In the 186 pages there are nearly one hundred illustrations. There is a list of nineteen tapestries of which seven are after designs by Boucher and of which the most entertaining is represented in a double page of color. This is a Beauvais tapestry entitled "Psyche Conducted by Zephyrs through the Palace of Love," and "Psyche Showing her Riches to her Sisters." Here the delicate colors of the original are very well reproduced and even the texture of the textile is distinctly suggested. These seven pieces designed by Boucher and one painting by the same master together with two pictures and a number of minor examples from the brush of Fragonard well express the unreal but always charming art of these delightful masters.
Mr. Tuck must indeed be enamored of the light and airy, yet very human art of the 18th century, since designs of this period are reproduced not only in his tapestries and furniture, but also in the cases of many of his watches, in the Battersea enamels, and in scores of his porcelains. Instinct with the spirit of this century are most of the seventy-one examples of Sevres porcelain.
But of all the treasures in his large collection of porcelains, those most exquisitely appealing to the layman are the figurines in Meissen ware. Over half a hundred gaily dressed and lightly posed little figures are characteristic of the century. Countesses and princesses, charming lasses and their gallants, milk-maids and traveling musicians strut and bow, or dance and act in the Italian comedy which was then so popular, and although made in Germany they reflect the very spirit of French art of their period. This catalogue must surely be of interest alike to students and amateurs of the history, of the art, and of the literature of the eighteenth century.
This lightest and most charming period of French art does not by any means exhaust the range of the collection for there are twenty-one examples of oriental pottery, of which perhaps the most nearly familiar and therefore attractive to the layman is No. 14, a Haw- thorne ginger jar. "The color of this jar, one of the few ranking as the 'true blue of heaven' is produced from pure cobalt. Generally known as ginger-jars, they were used as New Year's gifts and were filled with priceless teas or the rarest sweetmeats."

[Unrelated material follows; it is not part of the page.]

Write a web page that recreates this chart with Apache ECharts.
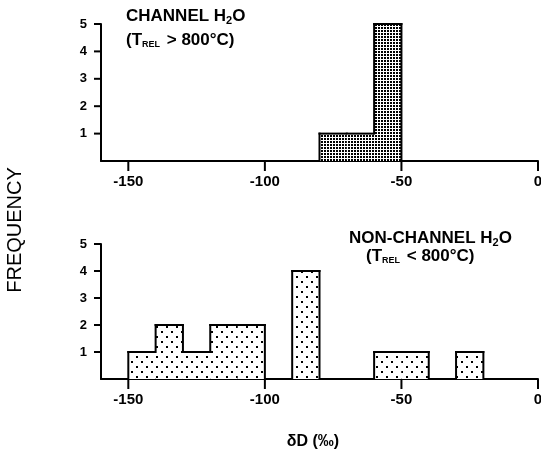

Another of Mr. Tuck's interests lies in Flemish art, as is evidenced by plates 10 and 11, photogravures from tapestries after David Teniers, and by the dozen oil paintings in the collection. Of these latter the most important are represented by plates 2 and 3 under the heading "Primitif Paintings." These color plates reproduce the work of two first rate masters of the Flemish School. Jacques Daret, who is represented by a masterpiece in "The Presentation in the Temple," is a very rare artist of the highest rank, and is to be compared only with the greatest men of his period; that is with the Van Eycks Or with Van der Weyden.
Thus while the very flower of Flemish art of the 15th century is represented by this master, so also is that of the 16th century seen at its best in Jan Moestart's portrait of Joost Van Bronckhorst.
Also America and America's great men find a place in this Paris collection. Under the subdivision of Bibelots, plates 65 to 78 reproduce a dozen portraits of Benjamin Franklin executed by various artists and in various mediums. Of these portraits the most precious is Houdon's bust of Franklin, plate 68, a replica of the one exhibited in the Salon of 1779 and modelled towards the end of Franklin's residence in Paris. It is hardly more important, however, than plate 67, in which Franklin is represented at full length in a statuette sixteen inches high. This was modelled by Caffieri and is supposed to be one of the small models made by order of the king to be copied in Sevres porcelain. This example is, however, an original, as are the medallions of Franklin which interpret other sides of his character.
Although the Franklin bust by Houdon is a beautiful example of this great sculptor's work, Mr. Tuck is most fortunate in possessing an unapproachable masterpiece of the French school in Houdon's Bust of Voltaire, plate 77. Z.